# Short task:
Copy each line exactly.
::::::::
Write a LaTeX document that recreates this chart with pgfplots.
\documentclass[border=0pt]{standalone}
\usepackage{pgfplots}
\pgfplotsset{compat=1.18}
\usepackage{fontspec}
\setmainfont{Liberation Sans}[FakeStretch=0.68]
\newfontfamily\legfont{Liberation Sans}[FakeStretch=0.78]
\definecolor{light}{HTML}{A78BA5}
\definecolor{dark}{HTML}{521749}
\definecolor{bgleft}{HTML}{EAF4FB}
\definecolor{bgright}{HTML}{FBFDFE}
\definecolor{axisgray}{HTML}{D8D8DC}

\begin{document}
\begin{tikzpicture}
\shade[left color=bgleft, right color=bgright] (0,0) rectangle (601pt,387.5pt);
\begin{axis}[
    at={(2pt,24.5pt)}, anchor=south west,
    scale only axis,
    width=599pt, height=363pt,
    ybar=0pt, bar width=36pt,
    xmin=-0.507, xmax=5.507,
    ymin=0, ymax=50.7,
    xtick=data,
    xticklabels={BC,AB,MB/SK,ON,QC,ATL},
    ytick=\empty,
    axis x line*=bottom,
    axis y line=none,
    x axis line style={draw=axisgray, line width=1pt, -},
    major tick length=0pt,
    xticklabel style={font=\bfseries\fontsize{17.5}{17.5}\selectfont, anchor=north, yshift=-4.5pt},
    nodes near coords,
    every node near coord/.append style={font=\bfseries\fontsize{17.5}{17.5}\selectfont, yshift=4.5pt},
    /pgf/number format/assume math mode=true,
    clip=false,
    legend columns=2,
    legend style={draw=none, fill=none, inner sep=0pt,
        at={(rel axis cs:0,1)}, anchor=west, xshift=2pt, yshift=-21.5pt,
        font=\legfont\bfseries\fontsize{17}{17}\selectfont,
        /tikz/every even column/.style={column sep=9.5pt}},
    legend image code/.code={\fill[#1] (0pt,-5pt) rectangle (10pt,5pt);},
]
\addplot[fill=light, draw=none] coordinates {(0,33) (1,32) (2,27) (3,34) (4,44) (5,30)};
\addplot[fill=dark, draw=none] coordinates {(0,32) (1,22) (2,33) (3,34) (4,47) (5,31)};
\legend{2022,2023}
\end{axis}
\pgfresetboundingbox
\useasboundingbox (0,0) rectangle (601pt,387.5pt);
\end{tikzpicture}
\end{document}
::::::::
# Finished exercise:
Write a LaTeX document that recreates this chart with pgfplots.
\documentclass[border=0pt]{standalone}
\usepackage{pgfplots}
\pgfplotsset{compat=1.18}
\usepackage{fontspec}
\setmainfont{Liberation Sans}[FakeStretch=0.68]
\newfontfamily\legfont{Liberation Sans}[FakeStretch=0.78]
\definecolor{light}{HTML}{A78BA5}
\definecolor{dark}{HTML}{521749}
\definecolor{bgleft}{HTML}{EAF4FB}
\definecolor{bgright}{HTML}{FBFDFE}
\definecolor{axisgray}{HTML}{D8D8DC}

\begin{document}
\begin{tikzpicture}
\shade[left color=bgleft, right color=bgright] (0,0) rectangle (601pt,387.5pt);
\begin{axis}[
    at={(2pt,24.5pt)}, anchor=south west,
    scale only axis,
    width=599pt, height=363pt,
    ybar=0pt, bar width=36pt,
    xmin=-0.507, xmax=5.507,
    ymin=0, ymax=50.7,
    xtick=data,
    xticklabels={BC,AB,MB/SK,ON,QC,ATL},
    ytick=\empty,
    axis x line*=bottom,
    axis y line=none,
    x axis line style={draw=axisgray, line width=1pt, -},
    major tick length=0pt,
    xticklabel style={font=\bfseries\fontsize{17.5}{17.5}\selectfont, anchor=north, yshift=-4.5pt},
    nodes near coords,
    every node near coord/.append style={font=\bfseries\fontsize{17.5}{17.5}\selectfont, yshift=4.5pt},
    /pgf/number format/assume math mode=true,
    clip=false,
    legend columns=2,
    legend style={draw=none, fill=none, inner sep=0pt,
        at={(rel axis cs:0,1)}, anchor=west, xshift=2pt, yshift=-21.5pt,
        font=\legfont\bfseries\fontsize{17}{17}\selectfont,
        /tikz/every even column/.style={column sep=9.5pt}},
    legend image code/.code={\fill[#1] (0pt,-5pt) rectangle (10pt,5pt);},
]
\addplot[fill=light, draw=none] coordinates {(0,33) (1,32) (2,27) (3,34) (4,44) (5,30)};
\addplot[fill=dark, draw=none] coordinates {(0,32) (1,22) (2,33) (3,34) (4,47) (5,31)};
\legend{2022,2023}
\end{axis}
\pgfresetboundingbox
\useasboundingbox (0,0) rectangle (601pt,387.5pt);
\end{tikzpicture}
\end{document}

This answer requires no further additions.